The concept has been around for centuries. In the Middle Ages, European monarchs would mint coins from precious metals and collect a fee, or seigniorage, for each coin produced. This fee helped finance the cost of producing the coins and provided additional revenue for the monarch. The temptation of seigniorage has proven nearly irresistible to governments facing financial pressure. Military campaigns, ambitious public works, court extravagance, and bureaucratic expansion have all been financed through the seigniorage generated by debasement.
The Evolution of the American Penny¶
The history of the United States penny illustrates the ongoing reality of seigniorage-driven debasement. First introduced in 1793 and made of 100% copper, the penny has been progressively debased as the value of its metal content approached or exceeded its face value. In 1837, the composition was changed to copper and nickel. During World War II, the penny was made of zinc-coated steel to conserve copper for the war effort. In 1982, the composition changed again from 95% copper and 5% zinc to 97.5% zinc and 2.5% copper, in response to rising copper prices. Each change served the same purpose: ensuring that the cost of production remained below face value so that seigniorage remained positive.
Paper Money and the Explosion of Seigniorage¶
The invention of paper money dramatically expanded the scope of seigniorage. When Kublai Khan introduced the Jiaochao in 13th-century China, he created a monetary instrument whose production cost was a fraction of its face value. Made from mulberry bark with intricate designs, these notes were issued in denominations ranging from one to ten thousand units. The seigniorage was enormous -- and the temptation to overprint proved irresistible. The Yuan Dynasty printed increasing amounts to pay for military campaigns and extravagant spending, creating inflation that eventually contributed to the Red Turban Rebellion and the dynasty's collapse.
Nicholas Barbon, the English economist who pioneered fiduciary currency in England in the 1690s, theorized that "Money has an imaginary value made by law for the convenience of exchange." By issuing paper notes not backed by tangible assets, Barbon demonstrated that seigniorage could be generated from virtually nothing -- a revelation that transformed monetary history and paved the way for the Bank of England's issuance of banknotes in 1695.
Copernicus's Warning¶
The Polish astronomer Copernicus, in his 1526 treatise Monetae Cudendae Ratio, identified seigniorage as a corrupting force in monetary affairs. He understood that the profit from debasement incentivized continuous dilution of the currency, even as such policies inevitably undermined economic stability. Copernicus articulated what would later be formalized as Gresham's Law -- that debased money drives out sound money when both circulate at fixed ratios.

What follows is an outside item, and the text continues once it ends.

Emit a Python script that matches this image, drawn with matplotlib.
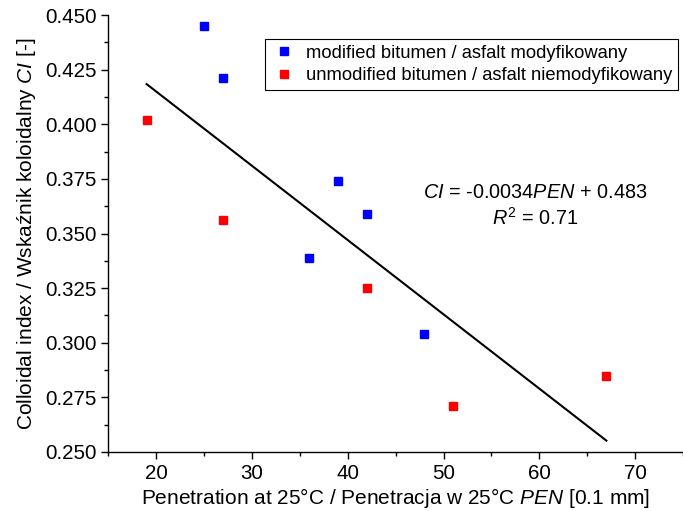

His analysis emphasized that seigniorage operates as a hidden transfer of wealth from the population to the sovereign, and that the short-term fiscal benefits to the government come at the expense of long-term monetary stability. He characterized the Prussian debasement as a "tremendous disaster" and lamented that those affected by it "contemptuously despise it" while the elites in government seemed pleased by "the cheapness of currency and the destruction of the country."
Colonial Seigniorage¶
The exploitative potential of seigniorage extends beyond domestic policy to international relations. The CFA franc, a currency imposed by France on 14 of its former African colonies, illustrates how seigniorage can function as a tool of colonial extraction. Created in 1945, the CFA franc was pegged to the French franc (and later the euro) at a fixed exchange rate. France required African countries using the CFA franc to deposit 50% of their foreign exchange reserves with the French treasury.
In January 2019, Giorgia Meloni accused France of exploiting African countries for economic gain through the seigniorage of the CFA franc system. By December of that year, major reforms were enacted: the currency was renamed the Eco, the requirement to deposit reserves with France was ended, and French representatives were withdrawn from key decision-making bodies. Nevertheless, the currency remains pegged to the euro, forcing African central banks to mimic European Central Bank policy regardless of local economic conditions.

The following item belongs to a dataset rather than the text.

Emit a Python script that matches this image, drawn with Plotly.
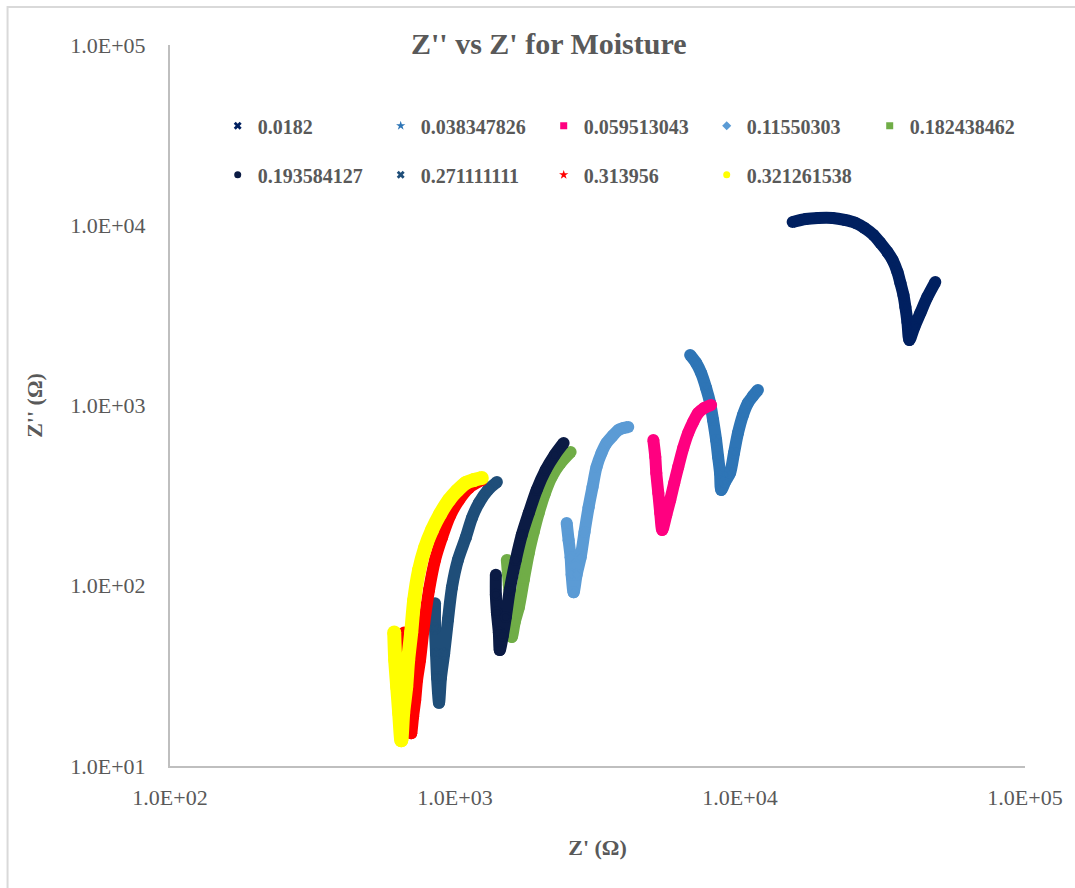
import plotly.graph_objects as go

# Moisture fractions (legend labels)
moisture = ["0.0182", "0.038347826", "0.059513043", "0.11550303", "0.182438462",
            "0.193584127", "0.271111111", "0.313956", "0.321261538"]

colors = ["#002060", "#2E75B6", "#FF0080", "#5B9BD5", "#70AD47",
          "#0B1B44", "#1F4E79", "#FF0000", "#FFFF00"]
symbols = ["x", "star", "square", "diamond", "square",
           "circle", "x", "star", "circle"]

# Impedance readings per sample: Z' (real) and Z'' (imaginary), ohms
z_re_0182 = [15300, 17010, 18750, 21140, 23300, 25440, 27350, 29420, 31100, 32920, 34300,
             35680, 36550, 37450, 38050, 38680, 39300, 40910, 42950, 45430, 48450]
z_im_0182 = [10430, 10830, 10970, 10970, 10700, 10290, 9660, 8830, 7970, 7105, 6410,
             5503, 4780, 4103, 3520, 2906, 2310, 2726, 3260, 4000, 4840]

z_re_0383 = [6685, 7018, 7305, 7604, 7855, 8045, 8245, 8380, 8510, 8590, 8863, 9230,
             9528, 9840, 10244, 10660, 11103, 11560]
z_im_0383 = [1905, 1721, 1514, 1251, 1032, 831, 644, 518, 422, 340, 376, 422,
             545, 704, 886, 1032, 1129, 1219]

z_re_0595 = [4965, 5044, 5085, 5168, 5250, 5335, 5513, 5690, 5879, 6070, 6321, 6580,
             6850, 7130, 7482, 7920]
z_im_0595 = [644, 518, 422, 327, 253, 204, 247, 299, 372, 456, 581, 704,
             810, 908, 968, 1006]

z_re_1155 = [2465, 2504, 2545, 2566, 2607, 2671, 2760, 2848, 2943, 3038, 3138, 3266,
             3400, 3568, 3745, 3898, 4055]
z_im_1155 = [223, 179, 144, 115, 92, 115, 144, 199, 273, 353, 456, 545,
             619, 677, 731, 750, 760]

z_re_1824 = [1520, 1545, 1570, 1583, 1621, 1675, 1743, 1815, 1889, 1966, 2064, 2183, 2348, 2545]
z_im_1824 = [139, 101, 76, 52, 63, 76, 108, 152, 199, 253, 323, 401, 480, 552]

z_re_1936 = [1391, 1391, 1403, 1425, 1436, 1472, 1508, 1557, 1634, 1715, 1815, 1935,
             2080, 2237, 2405]
z_im_1936 = [115, 89, 71, 55, 44, 53, 67, 95, 139, 191, 253, 340, 439, 531, 619]

z_re_2711 = [851, 851, 858, 865, 879, 893, 916, 945, 976, 1024, 1092, 1147, 1213, 1305, 1403]
z_im_2711 = [80, 58, 42, 31, 22.4, 31, 42, 65, 98, 139, 186, 238, 288, 340, 376]

z_re_3140 = [663, 674, 685, 696, 702, 713, 725, 736, 754, 779, 811, 851, 901, 960,
             1033, 1119, 1242]
z_im_3140 = [55, 39, 26.4, 19.9, 15.2, 18.9, 23.2, 30, 38.7, 61, 95, 139, 186, 244,
             299, 349, 386]

z_re_3213 = [612, 617, 627, 637, 648, 658, 674, 685, 702, 719, 748, 785, 831, 887,
             953, 1016, 1092, 1165, 1242]
z_im_3213 = [55, 38.7, 27.4, 19.7, 13.9, 19.7, 27.4, 38.7, 55, 83, 122, 162, 204, 250,
             299, 336, 372, 386, 396]

z_re = [z_re_0182, z_re_0383, z_re_0595, z_re_1155, z_re_1824,
        z_re_1936, z_re_2711, z_re_3140, z_re_3213]
z_im = [z_im_0182, z_im_0383, z_im_0595, z_im_1155, z_im_1824,
        z_im_1936, z_im_2711, z_im_3140, z_im_3213]

tick_vals_x = [1e2, 1e3, 1e4, 1e5]
tick_text_x = ["1.0E+02", "1.0E+03", "1.0E+04", "1.0E+05"]
tick_vals_y = [1e1, 1e2, 1e3, 1e4, 1e5]
tick_text_y = ["1.0E+01", "1.0E+02", "1.0E+03", "1.0E+04", "1.0E+05"]

SERIF = "Liberation Serif, Times New Roman, serif"
GREY = "#595959"

fig = go.Figure()
for i, name in enumerate(moisture):
    w = 14 if i == 8 else 12
    # thick band tracing the measured curve
    fig.add_trace(go.Scatter(
        x=z_re[i], y=z_im[i], mode="lines+markers",
        line=dict(color=colors[i], width=w, shape="spline", smoothing=0.8),
        marker=dict(color=colors[i], size=w, symbol="circle"),
        showlegend=False, legendgroup=name, hoverinfo="skip",
    ))
    # same points with the legend marker
    fig.add_trace(go.Scatter(
        x=z_re[i], y=z_im[i], mode="markers", name=name,
        marker=dict(color=colors[i], size=7, symbol=symbols[i]),
        legendgroup=name,
        legend="legend" if i < 5 else "legend2",
    ))

legend_common = dict(
    orientation="h", xanchor="left", yanchor="middle",
    font=dict(family=SERIF, size=20, color=GREY, weight="bold"),
    bgcolor="rgba(0,0,0,0)", entrywidth=118, entrywidthmode="pixels",
    itemwidth=30,
)

fig.update_layout(
    width=1075, height=888,
    margin=dict(l=170, r=47, t=45, b=122),
    paper_bgcolor="white", plot_bgcolor="white",
    title=dict(text="Z'' vs Z' for Moisture", x=0.443, xref="paper", xanchor="center",
               y=0.951, yanchor="middle",
               font=dict(family=SERIF, size=30, color=GREY, weight="bold")),
    legend=dict(x=0.0558, y=0.888, **legend_common),
    legend2=dict(x=0.0558, y=0.82, **legend_common),
    xaxis=dict(type="log", range=[2, 5], tickvals=tick_vals_x, ticktext=tick_text_x,
               showgrid=False, zeroline=False, showline=True, linecolor="#BFBFBF",
               linewidth=2, ticks="", ticklabelstandoff=11,
               tickfont=dict(family=SERIF, size=22, color=GREY),
               title=dict(text="Z' (Ω)", standoff=30,
                          font=dict(family=SERIF, size=22, color=GREY, weight="bold"))),
    yaxis=dict(type="log", range=[1, 5], tickvals=tick_vals_y, ticktext=tick_text_y,
               showgrid=False, zeroline=False, showline=True, linecolor="#BFBFBF",
               linewidth=2, ticks="", ticklabelstandoff=18,
               tickfont=dict(family=SERIF, size=22, color=GREY),
               title=dict(text="Z'' (Ω)", standoff=22,
                          font=dict(family=SERIF, size=22, color=GREY, weight="bold"))),
    shapes=[dict(type="rect", xref="paper", yref="paper",
                 x0=-0.19, x1=1.2, y0=-0.3, y1=1.0527,
                 line=dict(color="#D9D9D9", width=2), fillcolor="rgba(0,0,0,0)",
                 layer="below")],
)

fig.write_html("out.html")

The Seigniorage of Network Effects¶
The U.S. dollar's dominance in oil trade reinforces a network effect in the global financial system that generates enormous indirect seigniorage. Because every country needs oil and oil is priced in dollars, every country must hold significant dollars. This perpetual demand allows the U.S. to print more dollars without causing proportional inflation, and it allows the U.S. government to borrow at lower interest rates than other countries -- a form of indirect seigniorage that dwarfs the direct profits from currency production.
This economic seigniorage manifests in two ways: the ability to run persistent trade deficits without the negative consequences other countries would face, and the ability to borrow money at lower interest rates because investors worldwide seek stable, widely accepted dollars.
Modern Context¶
In contemporary monetary systems, seigniorage primarily accrues to central banks and the governments they serve. The Federal Reserve, European Central Bank, and other central banking institutions generate seigniorage through various mechanisms: issuing physical currency, expanding bank reserves through open market operations, and -- most significantly in recent decades -- quantitative easing programs that create new money to purchase government bonds and other assets.
The scale of modern seigniorage dwarfs historical precedents. Central banks can create trillions in new monetary units with keystrokes, generating implicit seigniorage that would have been unimaginable to historical monarchs who had to physically mint coins. This capability, unconstrained by commodity backing or convertibility requirements, represents the ultimate evolution of the seigniorage incentive that has driven monetary debasement throughout history.
Economic Implications¶
While seigniorage is often defended as a legitimate source of government revenue -- sometimes called an "inflation tax" -- its problematic aspects are significant. The lack of transparency, the absence of democratic accountability in most central banking systems, and the tendency for seigniorage-seeking to escalate into destabilizing debasement all point to seigniorage as a corrupting influence on monetary policy.
The historical pattern suggests that temporary seigniorage revenue comes at the cost of eventual monetary crisis, as the cumulative effects of debasement erode confidence in the currency and distort economic calculation. From the Roman denarius to the French assignat, excessive pursuit of seigniorage has ended in monetary collapse.